Cannes ganz ohne Palme
Heute wird im südfranzösischen Cannes, an der Cote d’Azur, die begehrteste Filmauszeichnung nach dem Oscar verliehen, die Goldene Palme. Für den Regisseur, der diese Palme erhält, ist ihr Wert unschätzbar, weil sie für die Zukunft alle Türen öffnet. Der reale Wert der aus 18-karätigem Gold gefertigten Palme liegt aber immerhin auch bei etwa 22.000 Euro. Jeder, der im Filmgeschäft etwas zu sagen hat oder gerne etwas zu sagen hätte, ist in Cannes dabei. Im eigentlichen Wettbewerb laufen gerade einmal 21 Filme, die eine Chance haben, den Preis zu gewinnen. Im Umfeld aber werden mehr oder weniger den ganzen Tag Filme gezeigt, in einem der vielen Nebenbewerbe oder auch außer Konkurrenz, denn nirgends ist die Möglichkeit, eine solche Öffentlichkeit zu erreichen, größer als in Cannes. Die größten Empfänge finden in den internationalen Hotels, vor allem im Carlton, statt, Zentrum des Festivals ist der Kongresspalast. Das große Gebäude wurde 1982 nach Plänen der Architekten Hubert Bennett aus London und Francois Druet aus Frankreich erbaut. Die Architektur macht allerdings nicht die Faszination des Gebäudes aus, denn wegen der Qualität des Zentrums, das nicht weniger als 35.000 Quadratmeter Veranstaltungsfläche bietet, müsste man sich nicht einmal umdrehen. Die Faszination bringt allein der rote Teppich, der über eine unmögliche Treppe mit 24 Stufen ins Innere führt, und über den die Weltstars zum Festival kommen.
Zu dieser Zeit sollte man allerdings nicht nach Cannes kommen, denn während der Filmfestspiele verdreifacht sich die Zahl der Einwohner fast. Etwa 70.000 Menschen leben während des Jahres in Cannes, zur Festivalzeit sind es aber rund 200.000, die die Stars zumindest von Weitem sehen wollen.

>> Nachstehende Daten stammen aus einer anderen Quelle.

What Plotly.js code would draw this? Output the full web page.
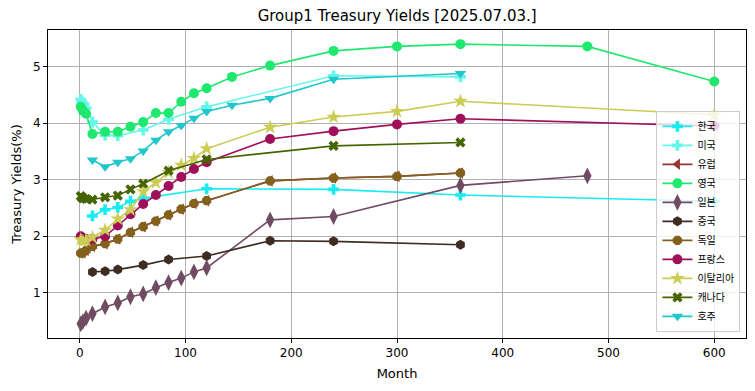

Das hat seinen Preis: Die Hotels steigern ihre Raten in dieser Zeit um das Dreifache, ähnlich die Restaurants. Und nicht zuletzt sorgen Hunderte Kameras in der Innenstadt für die perfekte Überwachung – nirgends in Frankreich sind es mehr.
„Die Faszination bringt allein der rote Teppich, der über eine unmögliche Treppe mit 24 Stufen ins Innere führt, und über den die Weltstars zum Festival kommen.“
Das klingt alles nicht gerade einladend. Kommt man allerdings außerhalb der Festivalzeit, so zeigt sich Cannes von seiner schönsten Seite. Ein kleines, feines Zentrum mit zahllosen Lokalen nicht nur an der Croisette, also am Strand, sondern vor allem in den Sträßchen der Altstadt und Vorstadt, noblen und einfachen Geschäften, besten Konditoreien. Gegenüber, auf einer kleinen Insel, das auf das 5. Jahrhundert zurück reichende Zisterzienser-Kloster Lérins. Nicht zuletzt: Leicht erreichbar etwa das Keramiker-Dörfchen Vallauris mit dem wunderbaren Picassomuseum und der Kapelle mit dem legendären Gemälde von Pablo Picasso zu „Krieg und Frieden“, nicht weit entfernt Biot mit dem großartigen Museum zu Fernand Leger, auch in der Nähe: Nizza mit den Museen zu Henri Matisse oder Marc Chagall. Man hat zu tun in Cannes, auch wenn man keine Filme ansehen will.
Walter Fink ist pensionierter Kulturchef des ORF Vorarlberg.